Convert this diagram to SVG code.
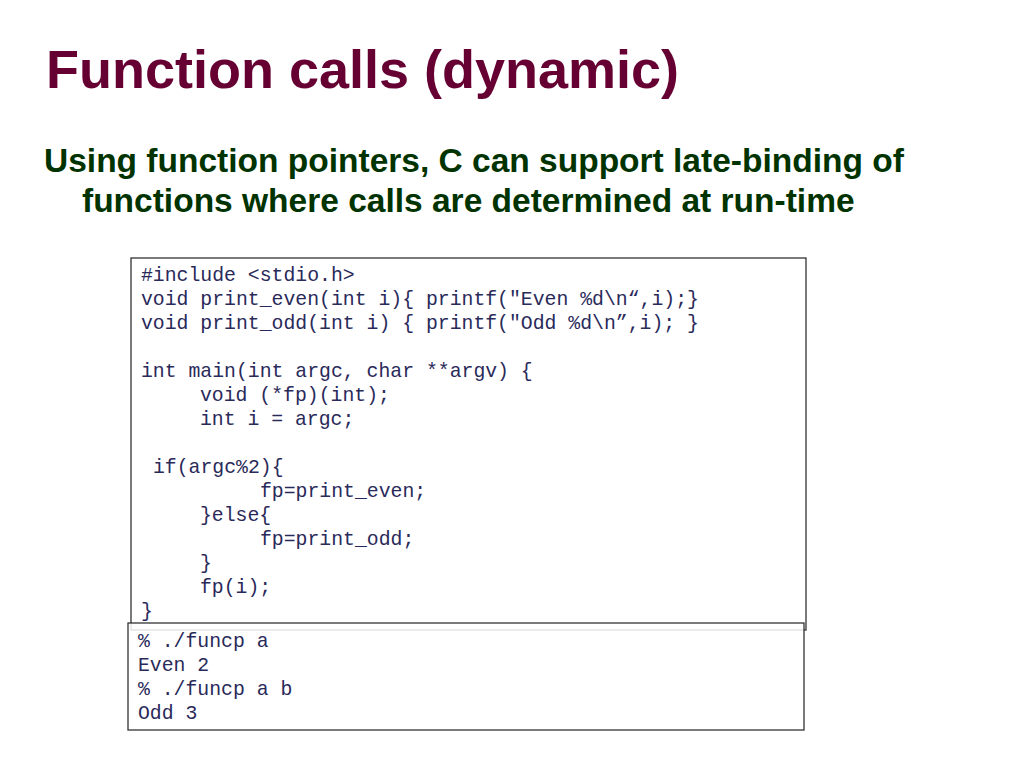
<svg xmlns="http://www.w3.org/2000/svg" width="1024" height="768" viewBox="0 0 1024 768">
<style>
.t{font-family:"Liberation Sans",Arial,sans-serif;font-weight:bold}
.c{font-family:"Liberation Mono","Courier New",monospace;font-size:19.8px;fill:#2a2a5a;white-space:pre}
.b{fill:#fff;stroke:#333;stroke-width:1.3}
</style>
<rect width="1024" height="768" fill="#fff"/>
<text class="t" x="46" y="88" font-size="54" fill="#660033">Function calls (dynamic)</text>
<text class="t" x="44" y="172" font-size="33.5" fill="#003300">Using function pointers, C can support late-binding of</text>
<text class="t" x="82" y="212" font-size="33.5" fill="#003300">functions where calls are determined at run-time</text>
<g id="code">
<rect class="b" x="131" y="258" width="675" height="372"/>
<text class="c" x="141" y="281">#include &lt;stdio.h&gt;</text>
<text class="c" x="141" y="305">void print_even(int i){ printf("Even %d\n“,i);}</text>
<text class="c" x="141" y="329">void print_odd(int i) { printf("Odd %d\n”,i); }</text>
<text class="c" x="141" y="377">int main(int argc, char **argv) {</text>
<text class="c" x="200" y="401">void (*fp)(int);</text>
<text class="c" x="200" y="425">int i = argc;</text>
<text class="c" x="153" y="473">if(argc%2){</text>
<text class="c" x="260" y="497">fp=print_even;</text>
<text class="c" x="200" y="521">}else{</text>
<text class="c" x="260" y="545">fp=print_odd;</text>
<text class="c" x="200" y="569">}</text>
<text class="c" x="200" y="593">fp(i);</text>
<text class="c" x="141" y="617">}</text>
</g>
<g id="output">
<rect class="b" x="128" y="623" width="676" height="107" fill-opacity="0.85"/>
<text class="c" x="138" y="647">% ./funcp a</text>
<text class="c" x="138" y="671">Even 2</text>
<text class="c" x="138" y="695">% ./funcp a b</text>
<text class="c" x="138" y="719">Odd 3</text>
</g>
</svg>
□ □ □ □
## GOAL
Keep every word of the data as it is when you write it out, but drop the pictures.

## COMPLETED EXERCISE
Convert this diagram to SVG code.
<svg xmlns="http://www.w3.org/2000/svg" width="1024" height="768" viewBox="0 0 1024 768">
<style>
.t{font-family:"Liberation Sans",Arial,sans-serif;font-weight:bold}
.c{font-family:"Liberation Mono","Courier New",monospace;font-size:19.8px;fill:#2a2a5a;white-space:pre}
.b{fill:#fff;stroke:#333;stroke-width:1.3}
</style>
<rect width="1024" height="768" fill="#fff"/>
<text class="t" x="46" y="88" font-size="54" fill="#660033">Function calls (dynamic)</text>
<text class="t" x="44" y="172" font-size="33.5" fill="#003300">Using function pointers, C can support late-binding of</text>
<text class="t" x="82" y="212" font-size="33.5" fill="#003300">functions where calls are determined at run-time</text>
<g id="code">
<rect class="b" x="131" y="258" width="675" height="372"/>
<text class="c" x="141" y="281">#include &lt;stdio.h&gt;</text>
<text class="c" x="141" y="305">void print_even(int i){ printf("Even %d\n“,i);}</text>
<text class="c" x="141" y="329">void print_odd(int i) { printf("Odd %d\n”,i); }</text>
<text class="c" x="141" y="377">int main(int argc, char **argv) {</text>
<text class="c" x="200" y="401">void (*fp)(int);</text>
<text class="c" x="200" y="425">int i = argc;</text>
<text class="c" x="153" y="473">if(argc%2){</text>
<text class="c" x="260" y="497">fp=print_even;</text>
<text class="c" x="200" y="521">}else{</text>
<text class="c" x="260" y="545">fp=print_odd;</text>
<text class="c" x="200" y="569">}</text>
<text class="c" x="200" y="593">fp(i);</text>
<text class="c" x="141" y="617">}</text>
</g>
<g id="output">
<rect class="b" x="128" y="623" width="676" height="107" fill-opacity="0.85"/>
<text class="c" x="138" y="647">% ./funcp a</text>
<text class="c" x="138" y="671">Even 2</text>
<text class="c" x="138" y="695">% ./funcp a b</text>
<text class="c" x="138" y="719">Odd 3</text>
</g>
</svg>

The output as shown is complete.